- _Material provided_

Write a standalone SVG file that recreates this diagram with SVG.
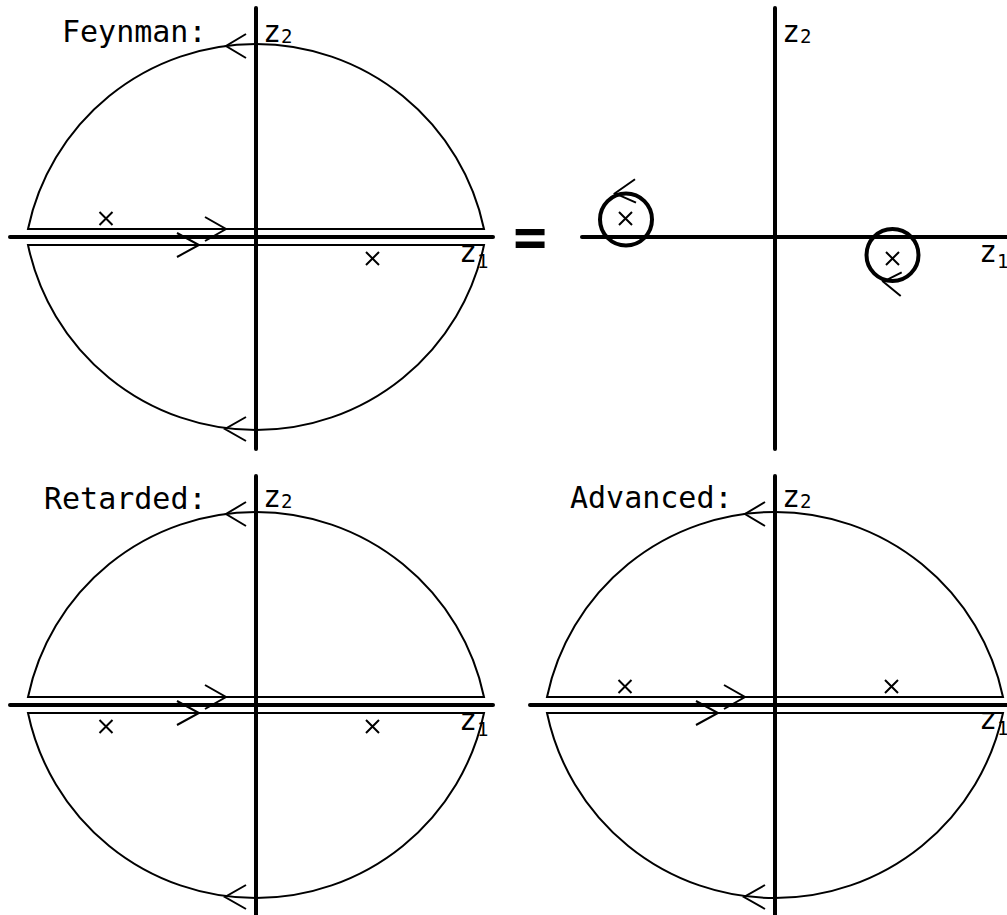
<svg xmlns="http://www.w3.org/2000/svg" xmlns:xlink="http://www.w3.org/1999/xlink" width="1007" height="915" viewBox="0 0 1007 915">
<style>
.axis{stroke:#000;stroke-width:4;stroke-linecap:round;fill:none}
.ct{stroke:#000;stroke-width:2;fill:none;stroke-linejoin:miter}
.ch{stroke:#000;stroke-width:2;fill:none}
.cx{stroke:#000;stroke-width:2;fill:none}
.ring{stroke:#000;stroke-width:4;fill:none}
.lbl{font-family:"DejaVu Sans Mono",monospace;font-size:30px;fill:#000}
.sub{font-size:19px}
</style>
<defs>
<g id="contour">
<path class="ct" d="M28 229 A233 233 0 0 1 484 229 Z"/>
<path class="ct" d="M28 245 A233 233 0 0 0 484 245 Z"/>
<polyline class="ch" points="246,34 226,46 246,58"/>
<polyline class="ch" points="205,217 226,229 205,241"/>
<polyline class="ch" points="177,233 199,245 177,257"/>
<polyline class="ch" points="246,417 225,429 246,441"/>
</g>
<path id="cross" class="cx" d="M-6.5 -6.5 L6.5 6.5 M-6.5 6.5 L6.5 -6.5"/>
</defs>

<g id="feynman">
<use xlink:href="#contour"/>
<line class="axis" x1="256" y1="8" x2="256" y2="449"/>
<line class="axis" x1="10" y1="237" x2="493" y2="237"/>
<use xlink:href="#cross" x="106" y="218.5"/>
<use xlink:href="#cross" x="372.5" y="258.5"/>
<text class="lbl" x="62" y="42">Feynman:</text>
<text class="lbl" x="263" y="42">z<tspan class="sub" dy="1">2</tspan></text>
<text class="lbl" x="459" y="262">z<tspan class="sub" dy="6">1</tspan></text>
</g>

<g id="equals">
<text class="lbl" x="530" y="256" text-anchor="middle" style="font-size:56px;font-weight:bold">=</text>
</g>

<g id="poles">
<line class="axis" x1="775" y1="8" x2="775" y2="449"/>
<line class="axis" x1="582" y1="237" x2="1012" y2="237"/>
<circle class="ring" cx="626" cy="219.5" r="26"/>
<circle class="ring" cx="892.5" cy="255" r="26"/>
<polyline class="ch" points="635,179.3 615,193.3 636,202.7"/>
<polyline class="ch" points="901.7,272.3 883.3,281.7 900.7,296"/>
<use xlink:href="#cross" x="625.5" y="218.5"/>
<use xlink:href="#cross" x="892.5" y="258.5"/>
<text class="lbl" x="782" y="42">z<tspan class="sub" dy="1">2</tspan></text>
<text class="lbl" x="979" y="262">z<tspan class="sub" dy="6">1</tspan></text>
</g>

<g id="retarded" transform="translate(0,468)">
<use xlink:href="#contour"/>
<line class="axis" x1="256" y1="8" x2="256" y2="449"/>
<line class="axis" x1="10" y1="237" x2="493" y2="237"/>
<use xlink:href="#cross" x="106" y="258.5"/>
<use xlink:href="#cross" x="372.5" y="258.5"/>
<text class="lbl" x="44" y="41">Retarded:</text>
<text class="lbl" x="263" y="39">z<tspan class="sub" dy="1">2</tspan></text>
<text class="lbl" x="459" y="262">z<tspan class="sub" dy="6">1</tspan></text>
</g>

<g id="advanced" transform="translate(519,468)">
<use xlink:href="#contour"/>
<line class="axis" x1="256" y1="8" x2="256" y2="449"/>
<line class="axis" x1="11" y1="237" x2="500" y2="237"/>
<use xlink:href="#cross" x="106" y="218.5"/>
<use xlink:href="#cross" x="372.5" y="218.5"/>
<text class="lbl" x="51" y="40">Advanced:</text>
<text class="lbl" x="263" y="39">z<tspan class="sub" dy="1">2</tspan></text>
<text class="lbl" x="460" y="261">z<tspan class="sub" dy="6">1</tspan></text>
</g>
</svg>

- _Task description_
Quote the data above in full, leaving out the pictures it holds.

- _Task response_
Write a standalone SVG file that recreates this diagram with SVG.
<svg xmlns="http://www.w3.org/2000/svg" xmlns:xlink="http://www.w3.org/1999/xlink" width="1007" height="915" viewBox="0 0 1007 915">
<style>
.axis{stroke:#000;stroke-width:4;stroke-linecap:round;fill:none}
.ct{stroke:#000;stroke-width:2;fill:none;stroke-linejoin:miter}
.ch{stroke:#000;stroke-width:2;fill:none}
.cx{stroke:#000;stroke-width:2;fill:none}
.ring{stroke:#000;stroke-width:4;fill:none}
.lbl{font-family:"DejaVu Sans Mono",monospace;font-size:30px;fill:#000}
.sub{font-size:19px}
</style>
<defs>
<g id="contour">
<path class="ct" d="M28 229 A233 233 0 0 1 484 229 Z"/>
<path class="ct" d="M28 245 A233 233 0 0 0 484 245 Z"/>
<polyline class="ch" points="246,34 226,46 246,58"/>
<polyline class="ch" points="205,217 226,229 205,241"/>
<polyline class="ch" points="177,233 199,245 177,257"/>
<polyline class="ch" points="246,417 225,429 246,441"/>
</g>
<path id="cross" class="cx" d="M-6.5 -6.5 L6.5 6.5 M-6.5 6.5 L6.5 -6.5"/>
</defs>

<g id="feynman">
<use xlink:href="#contour"/>
<line class="axis" x1="256" y1="8" x2="256" y2="449"/>
<line class="axis" x1="10" y1="237" x2="493" y2="237"/>
<use xlink:href="#cross" x="106" y="218.5"/>
<use xlink:href="#cross" x="372.5" y="258.5"/>
<text class="lbl" x="62" y="42">Feynman:</text>
<text class="lbl" x="263" y="42">z<tspan class="sub" dy="1">2</tspan></text>
<text class="lbl" x="459" y="262">z<tspan class="sub" dy="6">1</tspan></text>
</g>

<g id="equals">
<text class="lbl" x="530" y="256" text-anchor="middle" style="font-size:56px;font-weight:bold">=</text>
</g>

<g id="poles">
<line class="axis" x1="775" y1="8" x2="775" y2="449"/>
<line class="axis" x1="582" y1="237" x2="1012" y2="237"/>
<circle class="ring" cx="626" cy="219.5" r="26"/>
<circle class="ring" cx="892.5" cy="255" r="26"/>
<polyline class="ch" points="635,179.3 615,193.3 636,202.7"/>
<polyline class="ch" points="901.7,272.3 883.3,281.7 900.7,296"/>
<use xlink:href="#cross" x="625.5" y="218.5"/>
<use xlink:href="#cross" x="892.5" y="258.5"/>
<text class="lbl" x="782" y="42">z<tspan class="sub" dy="1">2</tspan></text>
<text class="lbl" x="979" y="262">z<tspan class="sub" dy="6">1</tspan></text>
</g>

<g id="retarded" transform="translate(0,468)">
<use xlink:href="#contour"/>
<line class="axis" x1="256" y1="8" x2="256" y2="449"/>
<line class="axis" x1="10" y1="237" x2="493" y2="237"/>
<use xlink:href="#cross" x="106" y="258.5"/>
<use xlink:href="#cross" x="372.5" y="258.5"/>
<text class="lbl" x="44" y="41">Retarded:</text>
<text class="lbl" x="263" y="39">z<tspan class="sub" dy="1">2</tspan></text>
<text class="lbl" x="459" y="262">z<tspan class="sub" dy="6">1</tspan></text>
</g>

<g id="advanced" transform="translate(519,468)">
<use xlink:href="#contour"/>
<line class="axis" x1="256" y1="8" x2="256" y2="449"/>
<line class="axis" x1="11" y1="237" x2="500" y2="237"/>
<use xlink:href="#cross" x="106" y="218.5"/>
<use xlink:href="#cross" x="372.5" y="218.5"/>
<text class="lbl" x="51" y="40">Advanced:</text>
<text class="lbl" x="263" y="39">z<tspan class="sub" dy="1">2</tspan></text>
<text class="lbl" x="460" y="261">z<tspan class="sub" dy="6">1</tspan></text>
</g>
</svg>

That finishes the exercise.